Nova Scotia College of Physiotherapists

Guide to Complaints

The Nova Scotia College of Physiotherapists (NSCP) is responsible for the investigation of complaints concerning the practice or conduct of physiotherapists registered with the NSCP.

In order to practice physiotherapy in Nova Scotia, physiotherapists must be licensed and registered with the College (NSCP). The NSCP Board regulates the practice of physiotherapy to ensure that the public receives quality care from competent professionals. We have been holding our members accountable for their practice and their professional conduct since 1958.

What is a Complaints?

A complaint is any report or allegation in writing and signed, regarding the conduct, actions, competence, character, fitness, health or ability of a member, former member, a professional corporation or it’s employees. Any contravention of the Code of Ethics and Rules of Conduct would apply.

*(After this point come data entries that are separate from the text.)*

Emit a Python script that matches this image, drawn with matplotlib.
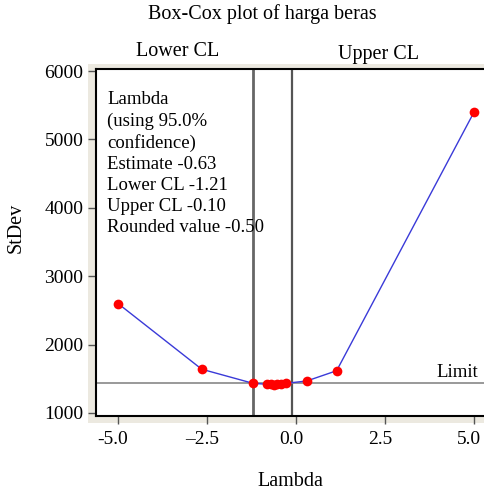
import matplotlib
matplotlib.use("Agg")
import matplotlib.pyplot as plt
from matplotlib.patches import Rectangle
import matplotlib.transforms as mtransforms

plt.rcParams['font.family'] = ['Liberation Serif', 'DejaVu Serif']

# Data
lambdas = [-5.0, -2.65, -1.21, -0.82, -0.71, -0.62, -0.53, -0.43, -0.28, 0.30, 1.14, 5.0]
stdevs = [2600, 1640, 1434, 1420, 1418, 1416, 1418, 1422, 1434, 1468, 1618, 5400]
lower_cl = -1.21
upper_cl = -0.10
limit = 1443
xticks = [-5.0, -2.5, 0.0, 2.5, 5.0]
xticklabels = ["-5.0", "\u20132.5", "0.0", "2.5", "5.0"]
yticks = [1000, 2000, 3000, 4000, 5000, 6000]
info_lines = ["Lambda", "(using 95.0%", "confidence)", "Estimate -0.63",
              "Lower CL -1.21", "Upper CL -0.10", "Rounded value -0.50"]

W, H = 484, 493
fig = plt.figure(figsize=(W / 100, H / 100), dpi=100)

# beige frame behind axes
fig.patches.append(Rectangle((88 / W, (H - 423) / H), 1 - 88 / W, (423 - 64) / H,
                             transform=fig.transFigure, facecolor='#ECE9E0',
                             edgecolor='none', zorder=-5))

ax = fig.add_axes([96 / W, (H - 416) / H, 399.4 / W, (416 - 68.5) / H])
ax.set_zorder(1)
ax.set_facecolor('white')
ax.set_xlim(-5.62, 5.6)
ax.set_ylim(956, 6037)

ax.axvline(lower_cl, color='#666666', lw=2.0, zorder=2)
ax.axvline(upper_cl, color='#555555', lw=1.6, zorder=2)
ax.axhline(limit, color='#888888', lw=1.2, zorder=2)

ax.plot(lambdas, stdevs, color='#3A3AD8', lw=1.0, zorder=3)
ax.plot(lambdas, stdevs, 'o', color='#FF0000', markersize=7, markeredgewidth=0, zorder=4)

ax.set_xticks(xticks)
ax.set_xticklabels(xticklabels)
ax.set_yticks(yticks)
ax.tick_params(direction='out', length=6, width=1, color='#555555', labelsize=14)
ax.tick_params(axis='y', pad=3)
ax.tick_params(axis='x', pad=5)
shift = mtransforms.ScaledTranslation(-5 / 100, 0, fig.dpi_scale_trans)
for lbl in ax.get_xticklabels():
    lbl.set_transform(lbl.get_transform() + shift)
for s in ['left', 'bottom', 'top', 'right']:
    ax.spines[s].set_linewidth(1.5)
    ax.spines[s].set_color('black')

FS = 14.5
ax.text(0.0275, 0.935, "\n".join(info_lines), transform=ax.transAxes, fontsize=13.5,
        va='top', ha='left', linespacing=1.31)
ax.text(5.13, limit + 20, "Limit", fontsize=13.5, ha='right', va='bottom')

fig.text(262 / W, 1 - 14 / H, "Box-Cox plot of harga beras", fontsize=FS, ha='center', va='center')
fig.text(178 / W, 1 - 52 / H, "Lower CL", fontsize=FS, ha='center', va='center')
fig.text(379 / W, 1 - 55 / H, "Upper CL", fontsize=FS, ha='center', va='center')
fig.text(16 / W, 1 - 228 / H, "StDev", fontsize=FS, ha='center', va='center', rotation=90)
fig.text(290 / W, 1 - 482 / H, "Lambda", fontsize=FS, ha='center', va='center')

fig.savefig("out.png", dpi=100)
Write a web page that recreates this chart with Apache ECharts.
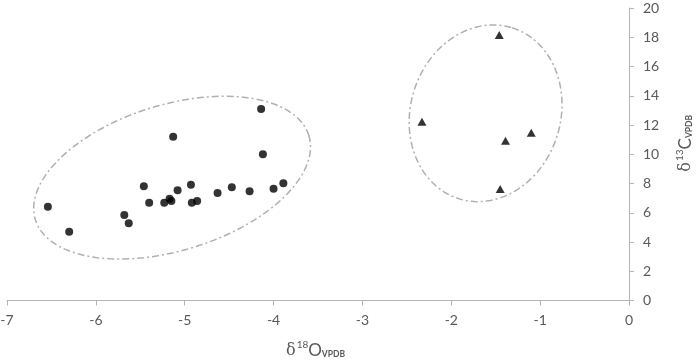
<!DOCTYPE html>
<html>
<head>
<meta charset="utf-8">
<script src="https://cdn.jsdelivr.net/npm/echarts@6/dist/echarts.min.js"></script>
<style>
html,body{margin:0;padding:0;background:#fff;}
#chart{width:699px;height:362px;}
</style>
</head>
<body>
<div id="chart"></div>
<script>
// Group 1 (circles): delta18O, delta13C
var circleX = [-6.54, -6.30, -5.68, -5.63, -5.46, -5.40, -5.23, -5.17, -5.15, -5.13, -5.08, -4.93, -4.92, -4.86, -4.63, -4.47, -4.27, -4.14, -4.12, -4.00, -3.89];
var circleY = [6.41, 4.70, 5.85, 5.28, 7.81, 6.69, 6.69, 6.96, 6.80, 11.20, 7.54, 7.92, 6.69, 6.80, 7.35, 7.74, 7.47, 13.09, 10.00, 7.64, 8.01];
// Group 2 (triangles)
var triX = [-1.46, -2.33, -1.10, -1.39, -1.45];
var triY = [18.15, 12.23, 11.47, 10.93, 7.62];
// Ellipse annotations: center x, center y, conjugate semi-diameters u(x,y), v(x,y) in data units
var ellipseLeft = [-5.142, 8.40, 1.538, 2.900, 0.2486, -4.75];
var ellipseRight = [-1.614, 12.80, 0.299, 5.846, 0.8065, -1.525];
// Axis ticks
var xMin = -7, xMax = 0, xStep = 1;
var yMin = 0, yMax = 20, yStep = 2;

function zip(a, b) { return a.map(function (v, i) { return [v, b[i]]; }); }

var axisColor = '#b4b4b4';
var labelColor = '#595959';
var fontFam = 'Lato, "Open Sans", sans-serif';

var richTitle = {
  d: {fontSize: 16, fontFamily: '"DejaVu Serif", serif', fill: labelColor, color: labelColor, verticalAlign: 'bottom', lineHeight: 22},
  s: {fontSize: 10, fontFamily: fontFam, fill: labelColor, color: labelColor, verticalAlign: 'top', lineHeight: 22, padding: [3, 0, 0, 1]},
  o: {fontSize: 17, fontFamily: fontFam, fill: labelColor, color: labelColor, verticalAlign: 'bottom', lineHeight: 22},
  b: {fontSize: 8.5, fontFamily: fontFam, fontWeight: 'bold', fill: labelColor, color: labelColor, verticalAlign: 'bottom', lineHeight: 22}
};

var chart = echarts.init(document.getElementById('chart'), null, {renderer: 'canvas'});
chart.setOption({
  animation: false,
  backgroundColor: '#ffffff',
  grid: {left: 7, right: 70, top: 8, bottom: 61.5, containLabel: false, outerBoundsMode: 'none'},
  xAxis: {
    type: 'value', min: xMin, max: xMax, interval: xStep,
    axisLine: {show: true, onZero: false, lineStyle: {color: axisColor, width: 1}},
    axisTick: {show: true, inside: false, length: 5, lineStyle: {color: axisColor}},
    splitLine: {show: false},
    axisLabel: {color: labelColor, fontSize: 14, fontFamily: fontFam, margin: 13}
  },
  yAxis: {
    type: 'value', min: yMin, max: yMax, interval: yStep, position: 'right',
    name: '{d|δ}{s|13}{o|C}{b|VPDB}',
    nameLocation: 'middle', nameRotate: 90, nameGap: 43,
    nameTextStyle: {rich: richTitle, padding: [0, 0, 0, 22]},
    axisLine: {show: true, onZero: false, lineStyle: {color: axisColor, width: 1}},
    axisTick: {show: true, inside: false, length: 5, lineStyle: {color: axisColor}},
    splitLine: {show: false},
    axisLabel: {color: labelColor, fontSize: 14, fontFamily: fontFam, margin: 14}
  },
  graphic: [
    {
      type: 'text', left: 286, top: 337,
      style: {text: '{d|δ}{s|18}{o|O}{b|VPDB}', rich: richTitle}
    }
  ],
  series: [
    {
      type: 'custom',
      clip: false,
      silent: true,
      data: [ellipseLeft, ellipseRight],
      encode: {x: 0, y: 1},
      renderItem: function (params, api) {
        var cx = api.value(0), cy = api.value(1);
        var ux = api.value(2), uy = api.value(3), vx = api.value(4), vy = api.value(5);
        var pts = [];
        var n = 120;
        for (var i = 0; i <= n; i++) {
          var t = 2 * Math.PI * i / n;
          pts.push(api.coord([cx + ux * Math.cos(t) + vx * Math.sin(t), cy + uy * Math.cos(t) + vy * Math.sin(t)]));
        }
        return {
          type: 'polyline',
          shape: {points: pts},
          style: {stroke: '#b0b0b0', fill: null, lineWidth: 1.5, lineDash: [7, 3, 2, 3]}
        };
      },
      z: 1
    },
    {
      type: 'scatter',
      data: zip(circleX, circleY),
      symbol: 'circle', symbolSize: 8,
      itemStyle: {color: '#000000'},
      z: 3
    },
    {
      type: 'scatter',
      data: zip(triX, triY),
      symbol: 'triangle', symbolSize: [9, 8],
      itemStyle: {color: '#000000'},
      z: 3
    }
  ]
});
</script>
</body>
</html>
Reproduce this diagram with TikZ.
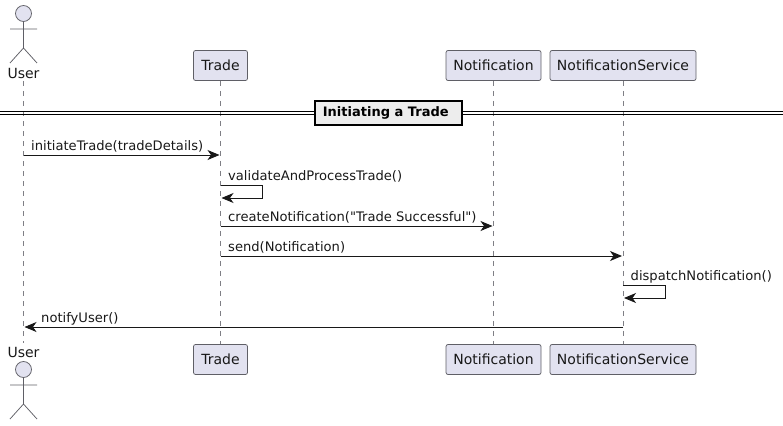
\documentclass[tikz,border=0pt]{standalone}
\usepackage{fontspec}
\newfontfamily\djv{DejaVu Sans}
\usetikzlibrary{arrows.meta}
\definecolor{pfill}{HTML}{E2E2F0}
\definecolor{pline}{HTML}{5F5F66}
\definecolor{ink}{HTML}{181818}
\tikzset{
  x=1pt,y=-1pt,
  part/.style={draw=pline,fill=pfill,rounded corners=2pt,line width=0.75pt,minimum height=30pt,inner sep=0pt,text=ink,font=\djv\fontsize{14}{16}\selectfont},
  actorname/.style={inner sep=0pt,text=ink,font=\djv\fontsize{14}{16}\selectfont},
  head/.style={circle,draw=pline,fill=pfill,line width=0.75pt,minimum size=16pt,inner sep=0pt},
  limb/.style={draw=pline,line width=0.75pt},
  life/.style={draw=pline!80,line width=0.5pt,dash pattern=on 5pt off 5pt},
  msg/.style={draw=ink,line width=0.9pt,-{Stealth[length=12pt,width=10pt,inset=3.5pt]}},
  msgtext/.style={inner sep=0pt,anchor=base west,text=ink,font=\djv\fontsize{13.1}{15}\selectfont},
  divline/.style={draw=black,line width=0.9pt},
  divbox/.style={draw=black,fill=black!7,line width=1.6pt,minimum width=147pt,minimum height=24pt,inner sep=0pt,font=\djv\fontsize{13}{15}\selectfont\bfseries}
}
\begin{document}
\begin{tikzpicture}
\useasboundingbox (0,0) rectangle (783,425);
% lifeline end nodes
\node[actorname] (ut) at (23.5,73) {User};
\node[actorname] (ub) at (23.5,352) {User};
\node[part,minimum width=54pt] (tt) at (220.5,65.5) {Trade};
\node[part,minimum width=54pt] (tb) at (220.5,359.5) {Trade};
\node[part,minimum width=95pt] (nt) at (493.5,65.5) {Notification};
\node[part,minimum width=95pt] (nb) at (493.5,359.5) {Notification};
\node[part,minimum width=146pt] (st) at (623,65.5) {NotificationService};
\node[part,minimum width=146pt] (sb) at (623,359.5) {NotificationService};
% lifelines
\draw[life] (23.5,81) -- (23.5,343);
\draw[life] (tt.south) -- (tb.north);
\draw[life] (nt.south) -- (nb.north);
\draw[life] (st.south) -- (sb.north);
% actors
\node[head] (h1) at (23.5,13.5) {};
\coordinate (a1) at (23.5,48);
\draw[limb] (h1.south) -- (a1) (10,29) -- (37,29) (10,63) -- (a1) -- (37,63);
\node[head] (h2) at (23.5,369.5) {};
\coordinate (a2) at (23.5,404);
\draw[limb] (h2.south) -- (a2) (10,385) -- (37,385) (10,419) -- (a2) -- (37,419);
% divider
\node[divbox] (dv) at (388.5,113) {\hspace*{-5.5pt}Initiating a Trade};
\draw[divline] (0,111.7) -- (dv.west |- 0,111.7) (dv.east |- 0,111.7) -- (783,111.7);
\draw[divline] (0,114.3) -- (dv.west |- 0,114.3) (dv.east |- 0,114.3) -- (783,114.3);
% messages
\coordinate (u1) at (23.5,155); \coordinate (t1) at (219.5,155);
\draw[msg] (u1) -- (t1);
\node[msgtext] (m1) at (31,150) {initiateTrade(tradeDetails)};
\coordinate (t2) at (220.5,185); \coordinate (t3) at (221.5,198);
\draw[msg] (t2) -- (262.5,185) -- (262.5,198) -- (t3);
\node[msgtext] (m2) at (228,180) {validateAndProcessTrade()};
\coordinate (t4) at (220.5,226); \coordinate (n4) at (492.5,226);
\draw[msg] (t4) -- (n4);
\node[msgtext] (m3) at (228,221) {createNotification("Trade Successful")};
\coordinate (t5) at (220.5,256); \coordinate (s5) at (622,256);
\draw[msg] (t5) -- (s5);
\node[msgtext] (m4) at (228,251) {send(Notification)};
\coordinate (s6) at (623,285); \coordinate (s7) at (624,298);
\draw[msg] (s6) -- (665.5,285) -- (665.5,298) -- (s7);
\node[msgtext] (m5) at (630.5,280) {dispatchNotification()};
\coordinate (s8) at (623,327); \coordinate (u8) at (24.5,327);
\draw[msg] (s8) -- (u8);
\node[msgtext] (m6) at (41,322) {notifyUser()};
\end{tikzpicture}
\end{document}
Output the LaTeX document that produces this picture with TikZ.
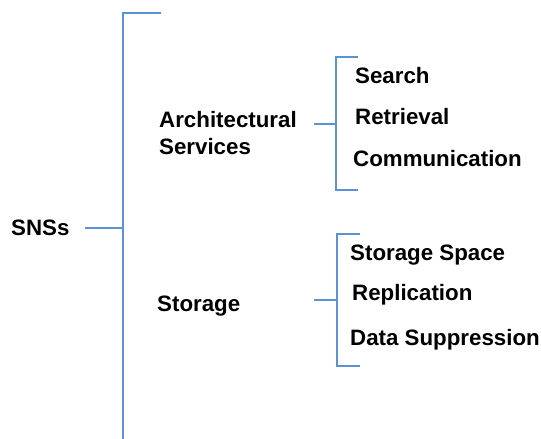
\documentclass[tikz,border=0pt]{standalone}
\usepackage{fontspec}
\setmainfont{Liberation Sans}
\begin{document}
\begin{tikzpicture}[x=1pt,y=-1pt,
  lbl/.style={anchor=base west,inner sep=0pt,font=\fontsize{22.3}{27}\selectfont\bfseries,text=black},
  brk/.style={draw=blue1,line width=1.4pt}]
\definecolor{blue1}{RGB}{91,146,214}
\useasboundingbox (0,0) rectangle (541,439);
% texts
\node[lbl] (sns) at (11,235.5) {SNSs};
\node[lbl,align=left,anchor=north west] (arch) at (159,111) {Architectural\\Services};
\node[lbl] (stor) at (157,311.5) {Storage};
\node[lbl] (search) at (355,83.5) {Search};
\node[lbl] (retr) at (355,124.5) {Retrieval};
\node[lbl] (comm) at (353,166) {Communication};
\node[lbl] (ss) at (350,260) {Storage Space};
\node[lbl] (repl) at (352,300.5) {Replication};
\node[lbl] (ds) at (350,345.5) {Data Suppression};
% bracket coordinates
\coordinate (b0top) at (161,13);
\coordinate (b0tc) at (123,13);
\coordinate (b0bot) at (123,440);
\coordinate (b0mid) at (123,228);
\coordinate (b0stem) at (85,228);
\coordinate (b1t) at (358,57);
\coordinate (b1tc) at (336,57);
\coordinate (b1bc) at (336,190);
\coordinate (b1b) at (358,190);
\coordinate (b1mid) at (336,124);
\coordinate (b1stem) at (314,124);
\coordinate (b2t) at (360,234);
\coordinate (b2tc) at (337,234);
\coordinate (b2bc) at (337,366);
\coordinate (b2b) at (360,366);
\coordinate (b2mid) at (337,300);
\coordinate (b2stem) at (314,300);
% brackets
\draw[brk] (b0top) -- (b0tc) -- (b0bot);
\draw[brk] (b0stem) -- (b0mid);
\draw[brk] (b1t) -- (b1tc) -- (b1bc) -- (b1b);
\draw[brk] (b1stem) -- (b1mid);
\draw[brk] (b2t) -- (b2tc) -- (b2bc) -- (b2b);
\draw[brk] (b2stem) -- (b2mid);
\end{tikzpicture}
\end{document}
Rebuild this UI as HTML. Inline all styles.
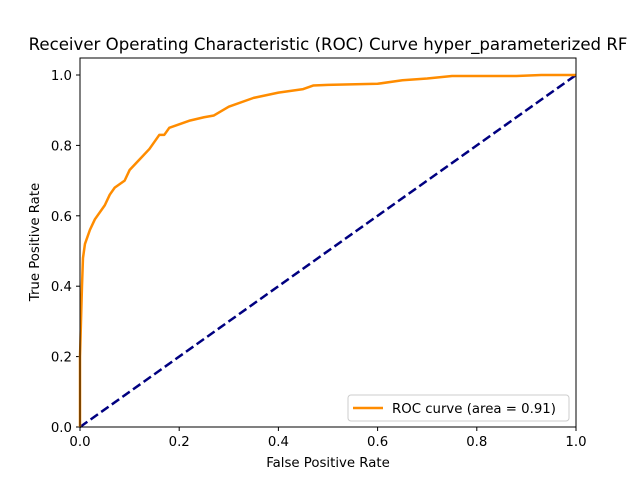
<!DOCTYPE html>
<html><head><meta charset="utf-8"><style>
body{margin:0;background:#fff}
svg text{font-family:"DejaVu Sans","Liberation Sans",sans-serif;fill:#000}
</style></head><body>
<svg id="chart" width="640" height="480" viewBox="0 0 640 480">
<rect width="640" height="480" fill="#fff"/>
<text x="328" y="50" font-size="16.6" text-anchor="middle">Receiver Operating Characteristic (ROC) Curve hyper_parameterized RF</text>
<g id="ticks"></g>
<g id="series"></g>
<rect x="80" y="58" width="496" height="369" fill="none" stroke="#000" stroke-width="1"/>
<text x="328" y="467" font-size="13.3" text-anchor="middle">False Positive Rate</text>
<text x="39" y="242" font-size="13.3" text-anchor="middle" transform="rotate(-90 39 242)">True Positive Rate</text>
<g>
<rect x="348" y="395" width="221" height="26" rx="3" fill="#fff" stroke="#ccc"/>
<line x1="353" y1="408" x2="383" y2="408" stroke="#ff8c00" stroke-width="2.5"/>
<text x="392" y="413" font-size="13.3">ROC curve (area = 0.91)</text>
</g>
</svg>
<script>
const fpr=[0,0,0.002,0.004,0.006,0.01,0.02,0.03,0.05,0.06,0.07,0.09,0.1,0.12,0.14,0.16,0.17,0.18,0.2,0.22,0.25,0.27,0.3,0.35,0.4,0.45,0.47,0.5,0.6,0.65,0.7,0.75,0.88,0.93,1];
const tpr=[0,0.2,0.3,0.4,0.48,0.52,0.56,0.59,0.63,0.66,0.68,0.70,0.73,0.76,0.79,0.83,0.83,0.85,0.86,0.87,0.88,0.885,0.91,0.935,0.95,0.96,0.97,0.972,0.975,0.985,0.99,0.997,0.997,1.0,1];
const diagX=[0,1];
const diagY=[0,1];
const xTicks=[0,0.2,0.4,0.6,0.8,1.0];
const yTicks=[0,0.2,0.4,0.6,0.8,1.0];
const NS="http://www.w3.org/2000/svg";
const sx=v=>80+v*496;
const sy=v=>427-v*352;
const tg=document.getElementById('ticks'),sg=document.getElementById('series');
function mk(tag,attrs,parent){const e=document.createElementNS(NS,tag);for(const k in attrs)e.setAttribute(k,attrs[k]);parent.appendChild(e);return e;}
xTicks.forEach(t=>{
 const l=mk('line',{x1:sx(t),x2:sx(t),y1:427,y2:431,stroke:'#000'},tg);
 
 
 const tx=mk('text',{x:sx(t),y:446,'font-size':13.3,'text-anchor':'middle'},tg);
 tx.textContent=t.toFixed(1);
 
 
});
yTicks.forEach(t=>{
 const l=mk('line',{x1:76,x2:80,y1:sy(t),y2:sy(t),stroke:'#000'},tg);
 
 
 const tx=mk('text',{x:72,y:sy(t)+5,'font-size':13.3,'text-anchor':'end'},tg);
 tx.textContent=t.toFixed(1);
 
 
});
const d=diagX.map((v,i)=>sx(v)+','+sy(diagY[i])).join(' ');
const dl=mk('polyline',{points:d,fill:'none',stroke:'#000080','stroke-width':2.5,'stroke-dasharray':'9,4'},sg);


const p=fpr.map((v,i)=>sx(v)+','+sy(tpr[i])).join(' ');
const rl=mk('polyline',{points:p,fill:'none',stroke:'#ff8c00','stroke-width':2.5,'stroke-linejoin':'round'},sg);


</script>
</body></html>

The objects of the discipline process are protection of the public and assurance of quality care.

Initiation of a Complaint

Complaints may be initiated by any involved person or their family, the Registrar, or a member. (Ref: S.N.S.1998. c.22 s.41).

The Nova Scotia College of Physiotherapists1 requests that all complaints be in writing and signed. The Investigation Committee will review each complaint it receives from the Registrar.

The Investigation Committee

The Investigation Committee is appointed by the Board of the College and has at least three members, one of whom is a member or former member of the Board, one who is a member of the College, and one public member.

The Complaint Investigation

Upon receiving a copy of the complaint from the Registrar the Investigation Committee then proceeds to investigate. The member (physiotherapist) will receive a copy of the complaint from the Investigation Committee. The Committee may contact the complainant and/or the member to obtain clarification or to request more information as needed. When responding it is advisable to deal with all the issues raised in the complaint and provide copies of all relevant documents. Refrain from personal attacks. The member is entitled to receive a copy of any response that the Committee receives. The Committee may request that the member allow an inspection or audit of his/her practice; submit to a competency exam; or produce records and accounts with respect to their practice. The committee may ask the member or any other member of the College to appear before the committee. The Committee may also investigate any other disciplinary matter concerning the member that arises in the course of their investigation. S.N.S.1998 c.22.s.46

Failure to comply with the requests of the Committee could lead to suspension or restriction of license.

Complaint Resolution

After thoroughly reviewing the matter the Committee may

  • Decide that there is not enough evidence to support the complaint or that there has been no breach of professional standards and they may dismiss the complaint.
  • Based on their findings, attempt to resolve the matter informally, or refer the matter in part or in whole to mediation with the member’s consent
  • Choose to counsel, caution, or counsel and caution the member.
  • With member’s consent, reprimand or require the member to undergo treatment or re-education as necessary.
  • Refer a disciplinary matter to a Hearing committee.

If the committee is considering a decision to caution or counsel, they shall give the member the opportunity to appear before the committee. The member and the complainant will be advised in writing of the disposition. Members may tender a settlement agreement prior to the Hearing and the investigation committee may recommend acceptance of the agreement to the Hearing committee.

The Hearing Committee

A Hearing Committee is composed of Board members and shall have at least three members, one of which is a public member on the Board. This committee has no previous knowledge of the complaint. Their role is to consider all the facts of the case and determine whether or not the charges are supported by the facts.

Unless ordered otherwise, hearings are open to the public.

The Hearing Process

The complainant may be called to give testimony as to their understanding of the events that occurred. The member has the right to be represented by legal counsel, and to know all of the evidence being considered and may have the opportunity to present evidence and cross-exam witnesses. (1998. c.22. s.53- 60[2] d)

The Hearing Committee must then decide whether or not the member is guilty of the charge related to the investigation process. (1998. c.22. s 60[2] e-61)

  • If the physiotherapist is found guilty of the charge then the Hearing Committee will impose the disposition it considers appropriate.
  • • If the physiotherapist is found not guilty then the Hearing Committee may dismiss the charges. A copy of the Hearing decision will be sent to the Registrar.